Editor and critic Gerald Howard selected Joseph Mitchell's 1959 book, At the Bottom of the Harbor:
A long time New Yorker staffer who wrote almost exclusively about the colorful denizens of his adopted city of New York, Mitchell is often cited as a journalist whose work of the forties, fifties and early sixties presaged the so-called New Journalism to come. This exquisite suite of pieces evoking the atmosphere and the characters of a now sadly vanished maritime New York casts a unforgettable and melancholy spell not unlike Thomas Gray's “Elegy Written in a Country Churchyard.” A lot of superb literary journalists are flashier or write on a larger scale, but nobody can quite match Joe Mitchell's achievement in this, his best book.
Baruch College journalism professor Carl Rollyson chose Rebecca West's 1941 book, Black Lamb and Gray Falcon:
Favorite work of journalism? Black Lamb and Gray Falcon, of course, the mother of all literary journalism, as Truman Capote and many others have testified. West writes a travel narrative in the form of a novel while digressing along the way to discourse on the fate of Western Civilization, the history of the Balkans and its art, the relationship between men and women, her own marriage, the nature of Christianity, the coming of World War II–in other words, the whole kaboodle.
Speaking of Capote, David Abrams chose his 1966 classic, In Cold Blood:
I'm hardly the first to say this, but Truman Capote's In Cold Blood stands head and shoulders above not only its peers in nonfiction reportage, but also many works of fiction whose techniques it emulates and lays like a transparent slide over every page. Capote was not the first to blend fact and fiction in a major published book, but he was one of the best. His literary investigation of the Clutter family murders works from the outside in.
Just look at the opening of the book: a wide-angle view of Holcomb, Kansas, “with its hard blue skies and desert clear air” and “white cluster of grain elevators rising as gracefully as Greek temples” from the wheat. Capote sustains that narrative distance and intimacy of language all the way to the closing scene of the book where convicted killer Perry Smith mounts the gallows to his fate of the thud-snap of a broken neck: “Step, noose, mask: but before the mask was adjusted, the prisoner spat his chewing gum into the chaplain's outstretched palm.” True-crime books are as common as spent bullet casings in a rough neighborhood, but Truman Capote makes his book seem somehow truer than the rest through his use of magnetic prose.

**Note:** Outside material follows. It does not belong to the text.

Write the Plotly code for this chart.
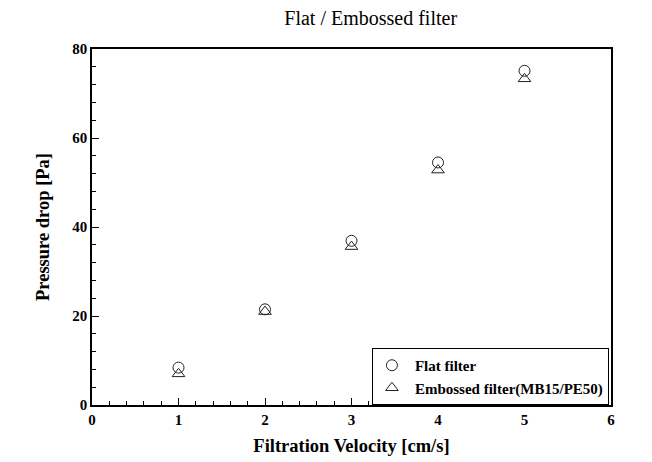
import plotly.graph_objects as go

velocity = [1, 2, 3, 4, 5]
flat_dp = [8.4, 21.5, 36.9, 54.5, 75.1]
embossed_dp = [7.0, 21.0, 35.6, 52.8, 73.3]
x_ticks = [0, 1, 2, 3, 4, 5, 6]
y_ticks = [0, 20, 40, 60, 80]

FONT = "Liberation Serif"

fig = go.Figure()
fig.add_trace(go.Scatter(
    x=velocity, y=flat_dp, mode="markers", name="<b>Flat filter</b>",
    marker=dict(symbol="circle-open", size=11, color="#222", line=dict(width=1, color="#222")),
))
fig.add_trace(go.Scatter(
    x=velocity, y=embossed_dp, mode="markers", name="<b>Embossed filter(MB15/PE50)</b>",
    marker=dict(symbol="triangle-up-open", size=11, color="#222", line=dict(width=1, color="#222")),
))

axis_common = dict(
    showgrid=False, zeroline=False, showline=True, linecolor="black", linewidth=1.5,
    mirror=True, ticks="inside", ticklen=7, tickcolor="black", tickwidth=1,
    tickfont=dict(family=FONT, size=15, color="black"), automargin=False,
)
fig.update_xaxes(
    range=[0, 6], tickvals=x_ticks, ticktext=[f"<b>{v}</b>" for v in x_ticks],
    minor=dict(dtick=0.2, ticks="inside", ticklen=4, tickcolor="black"),
    title=dict(text="<b>Filtration Velocity [cm/s]</b>", font=dict(family=FONT, size=18.5, color="black"), standoff=12),
    **axis_common,
)
fig.update_yaxes(
    range=[0, 80], tickvals=y_ticks, ticktext=[f"<b>{v}</b>" for v in y_ticks],
    minor=dict(dtick=4, ticks="inside", ticklen=4, tickcolor="black"),
    title=dict(text="<b>Pressure drop [Pa]</b>", font=dict(family=FONT, size=18.5, color="black"), standoff=18),
    **axis_common,
)
fig.update_layout(
    width=652, height=462,
    margin=dict(l=92, r=41, t=49, b=57),
    paper_bgcolor="white", plot_bgcolor="white",
    title=dict(text="Flat / Embossed filter", x=0.537, xanchor="center", xref="paper", y=0.962, yanchor="middle",
               font=dict(family=FONT, size=20, color="black")),
    legend=dict(x=0.996, xanchor="right", y=0, yanchor="bottom", bgcolor="white",
                bordercolor="black", borderwidth=1, font=dict(family=FONT, size=15, color="black"),
                itemwidth=36, tracegroupgap=0, indentation=-4),
    showlegend=True,
)
fig.write_html("out.html")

And, selecting the oldest book mentioned by an NBCC Reads respondent, NBCC board member Oscar Villalon discusses George Orwell's 1938 book, Homage to Catalonia:
This isn't an easy thing for me, to choose a favorite work of literary journalism, given how many works I love. Any and all of Ryszard Kapuscinki's books, especially “The Soccer War,” would do, but then there's that whole tricky question of how much he wrote about was “true” and how much wasn't. So with that in mind, I turn to George Orwell's “Homage to Catalonia,” a work I greatly admire for its author's restraint and empathy. What stays with me about the book is Orwell's modesty. Any author today would make such a book entirely about himself, about his travails and misadventures. Only an Orwell would preface a chapter in which he's shot in the neck with a line (and I'm paraphrasing from memory here) like, This next bit is in the book because I was shot in the neck and that in of itself is sort of interesting, but feel free to skip this chapter because it's really just a digression from the story at hand. All too often, that event would've been the focus of a book, with everything leading up to that. (“The Road to Wigan Pier” isn't bad, either. Required reading, one would think, in today's current awakening to the discrepancy between the haves-a-ton and the haves-not.)